INSTRUCTIONS TO FOLLOW: Search the material below for the string "this" and list each line that holds it.

— start RECORDS FOR THE TASK —

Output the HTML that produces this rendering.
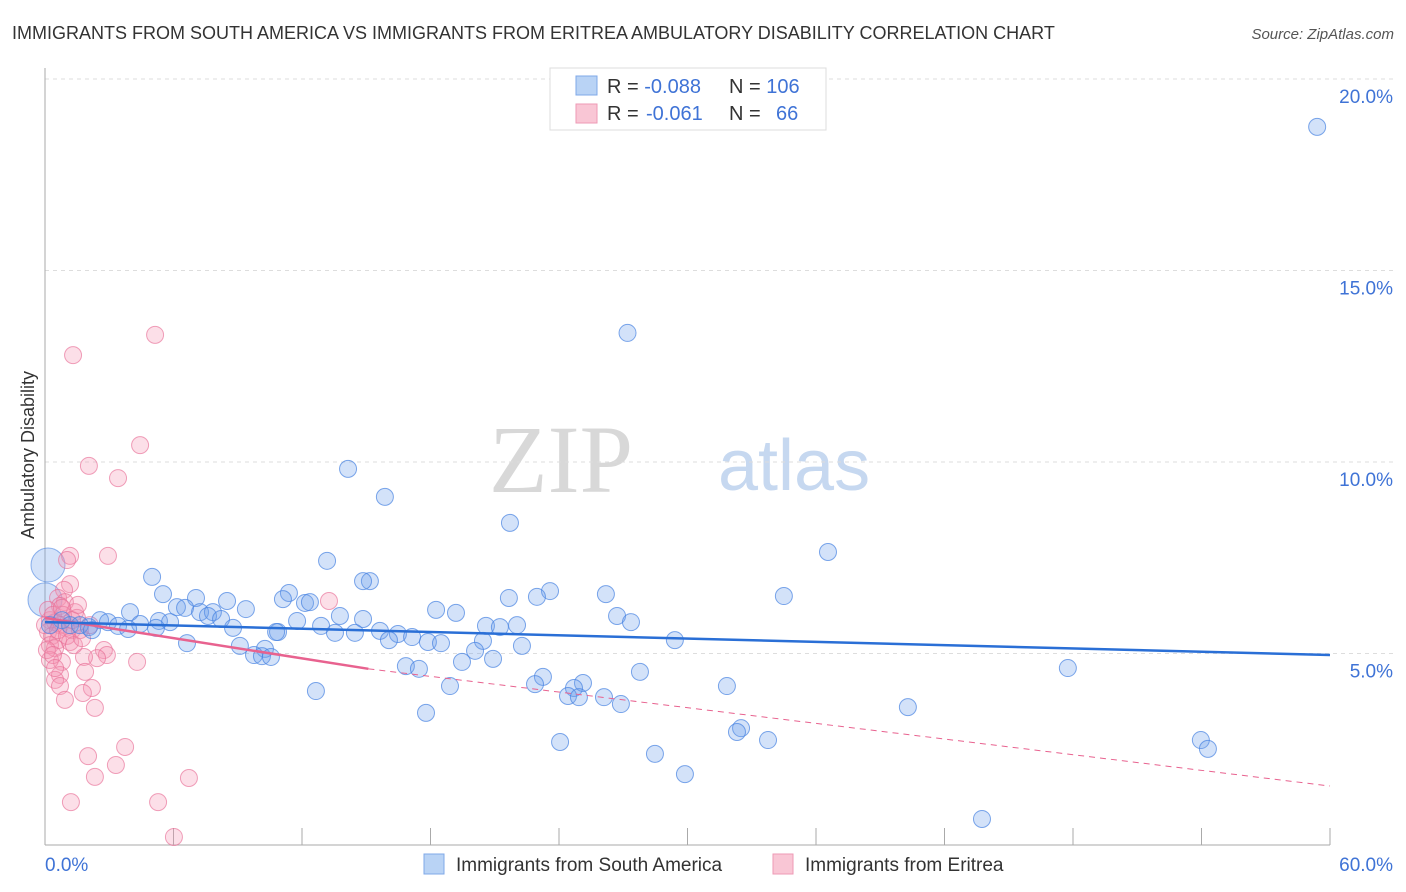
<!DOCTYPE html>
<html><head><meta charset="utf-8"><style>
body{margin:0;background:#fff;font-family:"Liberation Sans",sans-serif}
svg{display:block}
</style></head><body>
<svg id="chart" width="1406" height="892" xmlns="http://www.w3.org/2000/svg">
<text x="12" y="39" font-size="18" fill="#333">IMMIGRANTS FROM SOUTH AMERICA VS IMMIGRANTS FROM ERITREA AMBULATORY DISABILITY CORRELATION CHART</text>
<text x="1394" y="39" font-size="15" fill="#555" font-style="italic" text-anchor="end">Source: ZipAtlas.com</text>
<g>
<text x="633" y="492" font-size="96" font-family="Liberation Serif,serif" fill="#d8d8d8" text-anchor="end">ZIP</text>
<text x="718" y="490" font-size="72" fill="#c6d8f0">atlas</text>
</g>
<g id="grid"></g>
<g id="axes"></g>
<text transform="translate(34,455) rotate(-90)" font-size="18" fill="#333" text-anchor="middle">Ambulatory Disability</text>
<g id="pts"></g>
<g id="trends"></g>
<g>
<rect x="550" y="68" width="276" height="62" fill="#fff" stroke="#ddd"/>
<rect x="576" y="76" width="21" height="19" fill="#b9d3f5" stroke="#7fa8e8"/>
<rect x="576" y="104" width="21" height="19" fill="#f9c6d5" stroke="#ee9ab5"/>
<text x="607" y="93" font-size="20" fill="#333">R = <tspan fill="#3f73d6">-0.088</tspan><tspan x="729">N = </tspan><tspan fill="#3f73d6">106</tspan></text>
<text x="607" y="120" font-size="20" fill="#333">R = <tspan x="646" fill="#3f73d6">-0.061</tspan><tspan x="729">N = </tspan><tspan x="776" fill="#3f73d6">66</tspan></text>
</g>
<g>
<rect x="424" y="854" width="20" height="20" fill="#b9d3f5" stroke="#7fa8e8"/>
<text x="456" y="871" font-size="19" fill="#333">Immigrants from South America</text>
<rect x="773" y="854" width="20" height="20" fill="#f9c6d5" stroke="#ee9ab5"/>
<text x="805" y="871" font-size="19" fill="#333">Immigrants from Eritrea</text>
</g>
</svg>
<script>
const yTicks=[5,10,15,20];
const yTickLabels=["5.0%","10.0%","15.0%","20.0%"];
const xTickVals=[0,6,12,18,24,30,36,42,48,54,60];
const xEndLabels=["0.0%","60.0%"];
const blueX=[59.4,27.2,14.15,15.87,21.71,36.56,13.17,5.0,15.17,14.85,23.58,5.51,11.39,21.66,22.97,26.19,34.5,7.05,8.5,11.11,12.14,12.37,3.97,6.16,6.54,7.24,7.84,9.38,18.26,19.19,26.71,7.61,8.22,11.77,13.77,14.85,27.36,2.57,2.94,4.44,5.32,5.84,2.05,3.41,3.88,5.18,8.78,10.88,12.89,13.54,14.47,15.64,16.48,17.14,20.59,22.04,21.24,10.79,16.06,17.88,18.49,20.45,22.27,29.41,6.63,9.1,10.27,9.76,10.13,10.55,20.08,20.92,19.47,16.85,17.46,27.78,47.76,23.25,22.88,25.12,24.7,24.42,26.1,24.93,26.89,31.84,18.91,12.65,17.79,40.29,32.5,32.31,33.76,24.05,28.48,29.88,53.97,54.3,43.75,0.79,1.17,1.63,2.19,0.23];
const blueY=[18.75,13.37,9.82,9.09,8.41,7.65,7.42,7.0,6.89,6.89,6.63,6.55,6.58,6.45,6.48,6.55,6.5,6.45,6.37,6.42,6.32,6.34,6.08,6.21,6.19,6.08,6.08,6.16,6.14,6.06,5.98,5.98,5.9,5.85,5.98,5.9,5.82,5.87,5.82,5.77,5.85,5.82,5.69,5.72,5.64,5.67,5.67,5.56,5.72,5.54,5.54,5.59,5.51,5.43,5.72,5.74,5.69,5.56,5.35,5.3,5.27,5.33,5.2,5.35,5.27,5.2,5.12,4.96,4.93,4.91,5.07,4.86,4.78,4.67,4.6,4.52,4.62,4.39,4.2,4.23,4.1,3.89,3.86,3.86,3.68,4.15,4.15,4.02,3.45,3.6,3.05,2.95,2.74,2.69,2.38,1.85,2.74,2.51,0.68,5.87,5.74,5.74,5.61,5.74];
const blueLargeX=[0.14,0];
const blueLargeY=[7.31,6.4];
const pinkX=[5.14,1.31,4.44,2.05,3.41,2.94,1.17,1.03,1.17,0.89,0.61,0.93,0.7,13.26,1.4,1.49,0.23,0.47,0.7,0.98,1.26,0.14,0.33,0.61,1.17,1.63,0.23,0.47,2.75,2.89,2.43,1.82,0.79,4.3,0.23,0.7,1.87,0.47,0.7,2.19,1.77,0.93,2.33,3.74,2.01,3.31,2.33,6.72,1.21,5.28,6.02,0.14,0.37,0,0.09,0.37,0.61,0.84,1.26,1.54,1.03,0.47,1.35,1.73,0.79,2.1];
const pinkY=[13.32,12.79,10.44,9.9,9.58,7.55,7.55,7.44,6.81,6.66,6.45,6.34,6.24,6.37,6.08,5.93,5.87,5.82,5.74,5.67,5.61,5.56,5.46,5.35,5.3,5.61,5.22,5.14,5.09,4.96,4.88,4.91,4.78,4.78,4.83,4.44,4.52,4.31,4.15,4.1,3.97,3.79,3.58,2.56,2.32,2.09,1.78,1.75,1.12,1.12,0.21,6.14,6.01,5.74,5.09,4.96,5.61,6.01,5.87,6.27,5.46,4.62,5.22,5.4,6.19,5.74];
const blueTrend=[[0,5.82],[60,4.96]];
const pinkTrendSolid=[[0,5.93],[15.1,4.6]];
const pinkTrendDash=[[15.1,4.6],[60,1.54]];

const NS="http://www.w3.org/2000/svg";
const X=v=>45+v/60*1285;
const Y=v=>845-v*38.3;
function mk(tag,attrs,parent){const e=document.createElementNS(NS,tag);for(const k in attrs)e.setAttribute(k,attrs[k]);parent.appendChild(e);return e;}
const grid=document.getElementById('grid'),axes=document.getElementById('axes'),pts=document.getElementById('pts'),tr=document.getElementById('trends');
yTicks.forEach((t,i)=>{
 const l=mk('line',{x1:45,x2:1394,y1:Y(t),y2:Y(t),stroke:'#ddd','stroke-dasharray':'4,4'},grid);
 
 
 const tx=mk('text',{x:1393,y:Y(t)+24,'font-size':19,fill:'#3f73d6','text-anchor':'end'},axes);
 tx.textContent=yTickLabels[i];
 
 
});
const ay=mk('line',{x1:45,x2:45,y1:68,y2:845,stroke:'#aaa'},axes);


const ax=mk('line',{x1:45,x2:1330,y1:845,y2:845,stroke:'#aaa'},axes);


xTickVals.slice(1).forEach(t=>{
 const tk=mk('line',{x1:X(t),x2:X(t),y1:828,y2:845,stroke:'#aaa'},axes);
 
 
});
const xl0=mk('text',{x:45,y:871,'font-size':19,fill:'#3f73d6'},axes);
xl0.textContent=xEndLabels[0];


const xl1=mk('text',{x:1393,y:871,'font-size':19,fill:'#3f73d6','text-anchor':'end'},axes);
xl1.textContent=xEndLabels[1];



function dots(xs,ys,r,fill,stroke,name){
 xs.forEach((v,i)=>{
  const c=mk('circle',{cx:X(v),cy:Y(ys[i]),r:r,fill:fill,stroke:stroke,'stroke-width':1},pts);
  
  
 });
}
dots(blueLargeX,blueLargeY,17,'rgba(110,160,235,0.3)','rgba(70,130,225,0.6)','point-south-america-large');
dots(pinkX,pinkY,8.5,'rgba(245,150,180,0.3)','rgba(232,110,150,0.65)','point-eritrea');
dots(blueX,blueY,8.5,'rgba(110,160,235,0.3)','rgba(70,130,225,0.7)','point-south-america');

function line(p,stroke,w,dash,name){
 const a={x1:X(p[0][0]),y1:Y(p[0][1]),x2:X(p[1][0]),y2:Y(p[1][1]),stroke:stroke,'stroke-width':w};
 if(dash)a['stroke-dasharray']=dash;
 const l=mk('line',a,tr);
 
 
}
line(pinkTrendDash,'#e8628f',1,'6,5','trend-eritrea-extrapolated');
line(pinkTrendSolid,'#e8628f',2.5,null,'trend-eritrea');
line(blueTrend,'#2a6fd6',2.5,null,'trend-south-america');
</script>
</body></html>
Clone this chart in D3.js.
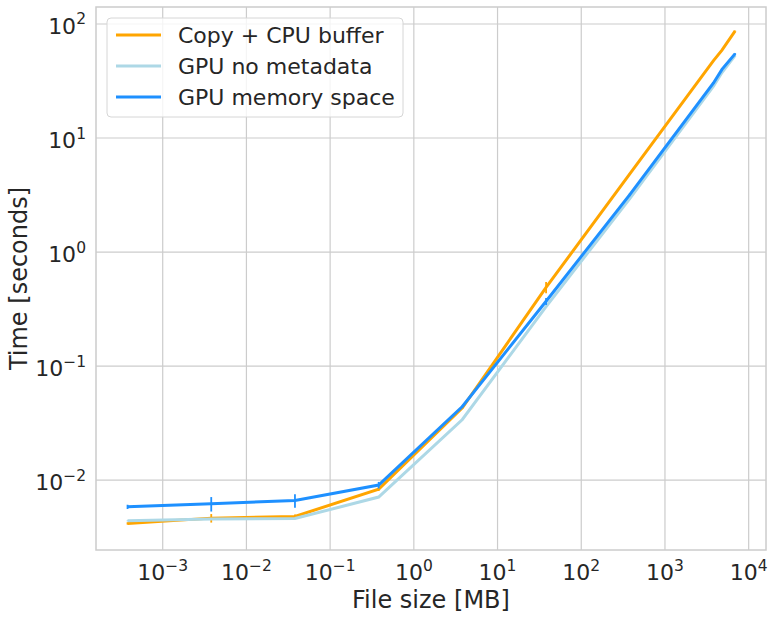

— end RECORDS FOR THE TASK —

THE RESPONSE:
Output the HTML that produces this rendering.
Clone this chart in D3.js.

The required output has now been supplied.